> **SHORT EXERCISE**: Omit all pictures. Copy the rest of the material exactly.

> **INFORMATION SHOWN**:
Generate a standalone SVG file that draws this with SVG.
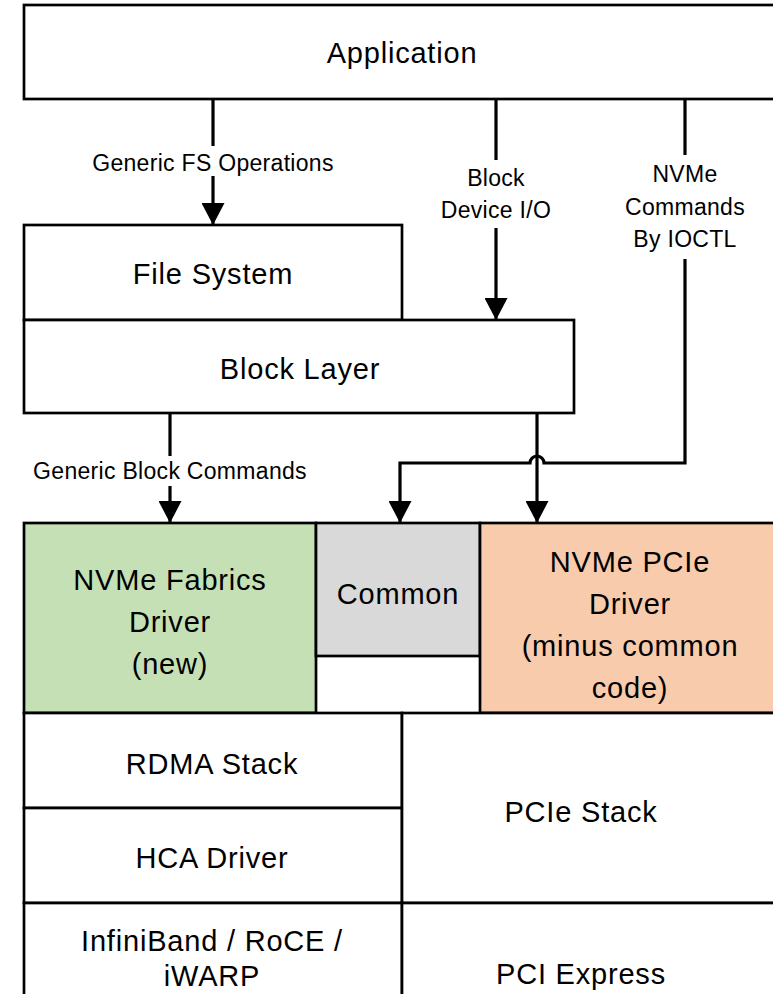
<svg xmlns="http://www.w3.org/2000/svg" width="773" height="994" viewBox="0 0 773 994">
<defs>
<style>
.box{stroke:#000;stroke-width:2.7;fill:#fff}
.t{font-family:"Liberation Sans",Arial,sans-serif;font-size:29px;fill:#000;text-anchor:middle;letter-spacing:0.8px}
.l{font-family:"Liberation Sans",Arial,sans-serif;font-size:23px;fill:#000;text-anchor:middle;letter-spacing:0.3px}
.c{stroke:#000;stroke-width:3.2;fill:none}
</style>
<marker id="ah" viewBox="0 0 22 23" refX="22" refY="11.5" markerWidth="22" markerHeight="23" markerUnits="userSpaceOnUse" orient="auto">
<path d="M0,0 L22,11.5 L0,23 Z" fill="#000"/>
</marker>
</defs>
<rect width="773" height="994" fill="#fff"/>
<g id="application">
<rect class="box" x="24" y="5" width="760" height="94"/>
<text class="t" x="402" y="63">Application</text>
</g>
<g id="filesystem">
<rect class="box" x="24" y="225" width="378" height="95"/>
<text class="t" x="213" y="284">File System</text>
</g>
<g id="blocklayer">
<rect class="box" x="24" y="320" width="550" height="93"/>
<text class="t" x="300" y="379">Block Layer</text>
</g>
<g id="fabrics">
<rect class="box" x="24" y="523" width="292" height="190" style="fill:#C5E0B4"/>
<text class="t" x="170" y="590">NVMe Fabrics</text>
<text class="t" x="170" y="632">Driver</text>
<text class="t" x="170" y="674">(new)</text>
</g>
<g id="common">
<rect class="box" x="316" y="523" width="164" height="133" style="fill:#D9D9D9"/>
<text class="t" x="398" y="604">Common</text>
</g>
<g id="pcie-driver">
<rect class="box" x="480" y="523" width="304" height="190" style="fill:#F8CBAD"/>
<text class="t" x="630" y="572">NVMe PCIe</text>
<text class="t" x="630" y="614">Driver</text>
<text class="t" x="630" y="656">(minus common</text>
<text class="t" x="630" y="698">code)</text>
</g>
<g id="rdma">
<rect class="box" x="24" y="713" width="378" height="95"/>
<text class="t" x="212" y="774">RDMA Stack</text>
</g>
<g id="hca">
<rect class="box" x="24" y="808" width="378" height="95"/>
<text class="t" x="212" y="868">HCA Driver</text>
</g>
<g id="pcie-stack">
<rect class="box" x="402" y="713" width="382" height="190"/>
<text class="t" x="581" y="822">PCIe Stack</text>
</g>
<g id="infiniband">
<rect class="box" x="24" y="903" width="378" height="100"/>
<text class="t" x="212" y="951">InfiniBand / RoCE /</text>
<text class="t" x="212" y="986">iWARP</text>
</g>
<g id="pci-express">
<rect class="box" x="402" y="903" width="382" height="100"/>
<text class="t" x="581" y="984">PCI Express</text>
</g>
<g id="connectors">
<path class="c" d="M213,99 V225" marker-end="url(#ah)"/>
<path class="c" d="M496,99 V320" marker-end="url(#ah)"/>
<path class="c" d="M685,99 V463 H544 A7,7 0 0 0 530,463 H400 V523" marker-end="url(#ah)"/>
<path class="c" d="M170,413 V523" marker-end="url(#ah)"/>
<path class="c" d="M537,413 V523" marker-end="url(#ah)"/>
<rect x="84" y="146" width="258" height="30" fill="#fff"/>
<text class="l" x="213" y="171">Generic FS Operations</text>
<rect x="434" y="160" width="124" height="68" fill="#fff"/>
<text class="l" x="496" y="186">Block</text>
<text class="l" x="496" y="218">Device I/O</text>
<rect x="622" y="155" width="126" height="104" fill="#fff"/>
<text class="l" x="685" y="182">NVMe</text>
<text class="l" x="685" y="215">Commands</text>
<text class="l" x="685" y="247">By IOCTL</text>
<rect x="20" y="456" width="302" height="30" fill="#fff"/>
<text class="l" x="170" y="479">Generic Block Commands</text>
</g>
</svg>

> **OUTPUT FOR THIS TASK**:
Generate a standalone SVG file that draws this with SVG.
<svg xmlns="http://www.w3.org/2000/svg" width="773" height="994" viewBox="0 0 773 994">
<defs>
<style>
.box{stroke:#000;stroke-width:2.7;fill:#fff}
.t{font-family:"Liberation Sans",Arial,sans-serif;font-size:29px;fill:#000;text-anchor:middle;letter-spacing:0.8px}
.l{font-family:"Liberation Sans",Arial,sans-serif;font-size:23px;fill:#000;text-anchor:middle;letter-spacing:0.3px}
.c{stroke:#000;stroke-width:3.2;fill:none}
</style>
<marker id="ah" viewBox="0 0 22 23" refX="22" refY="11.5" markerWidth="22" markerHeight="23" markerUnits="userSpaceOnUse" orient="auto">
<path d="M0,0 L22,11.5 L0,23 Z" fill="#000"/>
</marker>
</defs>
<rect width="773" height="994" fill="#fff"/>
<g id="application">
<rect class="box" x="24" y="5" width="760" height="94"/>
<text class="t" x="402" y="63">Application</text>
</g>
<g id="filesystem">
<rect class="box" x="24" y="225" width="378" height="95"/>
<text class="t" x="213" y="284">File System</text>
</g>
<g id="blocklayer">
<rect class="box" x="24" y="320" width="550" height="93"/>
<text class="t" x="300" y="379">Block Layer</text>
</g>
<g id="fabrics">
<rect class="box" x="24" y="523" width="292" height="190" style="fill:#C5E0B4"/>
<text class="t" x="170" y="590">NVMe Fabrics</text>
<text class="t" x="170" y="632">Driver</text>
<text class="t" x="170" y="674">(new)</text>
</g>
<g id="common">
<rect class="box" x="316" y="523" width="164" height="133" style="fill:#D9D9D9"/>
<text class="t" x="398" y="604">Common</text>
</g>
<g id="pcie-driver">
<rect class="box" x="480" y="523" width="304" height="190" style="fill:#F8CBAD"/>
<text class="t" x="630" y="572">NVMe PCIe</text>
<text class="t" x="630" y="614">Driver</text>
<text class="t" x="630" y="656">(minus common</text>
<text class="t" x="630" y="698">code)</text>
</g>
<g id="rdma">
<rect class="box" x="24" y="713" width="378" height="95"/>
<text class="t" x="212" y="774">RDMA Stack</text>
</g>
<g id="hca">
<rect class="box" x="24" y="808" width="378" height="95"/>
<text class="t" x="212" y="868">HCA Driver</text>
</g>
<g id="pcie-stack">
<rect class="box" x="402" y="713" width="382" height="190"/>
<text class="t" x="581" y="822">PCIe Stack</text>
</g>
<g id="infiniband">
<rect class="box" x="24" y="903" width="378" height="100"/>
<text class="t" x="212" y="951">InfiniBand / RoCE /</text>
<text class="t" x="212" y="986">iWARP</text>
</g>
<g id="pci-express">
<rect class="box" x="402" y="903" width="382" height="100"/>
<text class="t" x="581" y="984">PCI Express</text>
</g>
<g id="connectors">
<path class="c" d="M213,99 V225" marker-end="url(#ah)"/>
<path class="c" d="M496,99 V320" marker-end="url(#ah)"/>
<path class="c" d="M685,99 V463 H544 A7,7 0 0 0 530,463 H400 V523" marker-end="url(#ah)"/>
<path class="c" d="M170,413 V523" marker-end="url(#ah)"/>
<path class="c" d="M537,413 V523" marker-end="url(#ah)"/>
<rect x="84" y="146" width="258" height="30" fill="#fff"/>
<text class="l" x="213" y="171">Generic FS Operations</text>
<rect x="434" y="160" width="124" height="68" fill="#fff"/>
<text class="l" x="496" y="186">Block</text>
<text class="l" x="496" y="218">Device I/O</text>
<rect x="622" y="155" width="126" height="104" fill="#fff"/>
<text class="l" x="685" y="182">NVMe</text>
<text class="l" x="685" y="215">Commands</text>
<text class="l" x="685" y="247">By IOCTL</text>
<rect x="20" y="456" width="302" height="30" fill="#fff"/>
<text class="l" x="170" y="479">Generic Block Commands</text>
</g>
</svg>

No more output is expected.